Friday, January 29, 2010

Killing our competitiveness

The evidence is accumulating daily, so much so that it is seeping into local media coverage and even the race for Metro President:

Oregon's land-use laws are killing our economy. Just in the last few days, more stories have emerged:
  • Democrat Rep. Peter Buckley from Ashland is trying to help a large southern Oregon orchard operator survive by allowing 1000 acres of its fallow land near urban areas in southern Oregon to be developed. The company is struggling under a large debt load and would use some of the proceeds to make its balance sheet healthier. All the usual land use groups oppose it. Prime farmland! they say.
  • In today's Oregonian, columnist Andy Parker talks about the race for Metro President, in which all three candidates are talking about how Metro needs to do a better job of "economic development." The only candidate who really has any clue at all is former Hillsboro mayor Tom Hughes, but the other two candidates know which way the wind is blowing, so they have to recreate themselves. So now Rex Burkholder is trying to talk intelligently about job creation! (Breaking news - he can't.)
  • This farmer out side of Wilsonville wants Oregon land use laws to lock down all the area around his farm for a half-century so his kid can farm it after he dies.
The common thread here is that Oregon's land use laws are killing our economy. We pretend that bureaucrats and planners somehow have superior knowledge about productive use of land than the owners. In reality, the laws just give preservationist no-growth pressure groups a legal bludgeon with which to get their way.

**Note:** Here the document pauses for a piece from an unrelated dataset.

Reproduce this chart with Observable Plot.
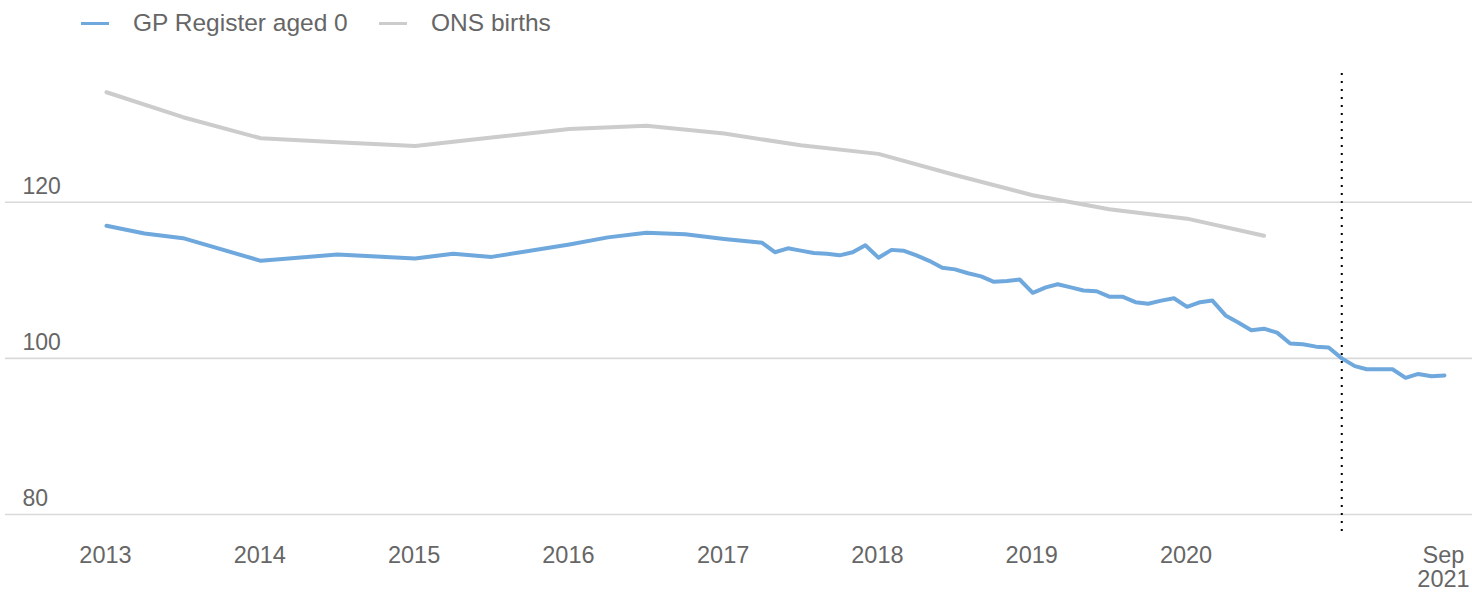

For years, folks like Rex Burkholder and Bob Stacey, two candidates for Metro President, have been at the forefront of this Soviet-style planning system. So it is laughable to see them now try to lip-sync a "jobs" tune.

But the real problem is the land use system itself. Pretending that Metro will somehow reshape itself to have an economic development focus is just dreaming.

Metro, and the land use system it has fed off for thirty years IS THE PROBLEM.

Will Oregon leaders ever figure this out? I doubt it. This is about world view and ideology. That doesn't change. We have competing world views in our political leadership, and one has held power in Oregon for going on three decades. The long-term damage of that view is coming home to roost.

It will have to be defeated.


Anonymous said...


It really captures the invasive nature of how the well meaning origins of this system have mutated into a monster. Where did you get it?

OregonGuy said...

Remember "Oregon's Big Look"?

How'd that work out?

Anonymous said...

I'd like to ask the Marxist Buckley how, after years of being a land use Nazi, he decides to loosen up laws to encourage development.

Will he now admit Oreogon's land use laws stifle the economy? Will he now fight for land use rights?

The answer is no. He probably has some financial tie to Harry and David and has to grease them to stay on their good side -- just like a good, corrupt politician.

Chris McMullen

Anonymous said...

There is only solution:



Huck said...

Land use law protects the farming industries, which are very important in the Willamette valley. It has been poorly applied in Central and Eastern Oregon, however, and has gone through significant adjustment even in areas it worked well.

It does, however, seem to help the currently-rich relative to those aspiring to become rich.

I dunno, I think in 200 years we'll look back and it will appear to have protected a lot of valuable resources while our understanding of the environmental and economic impacts of development greatly improved. Developments done in the next 20 years will be vastly superior in terms of resource conservation than those that would have been allowed in the past 40.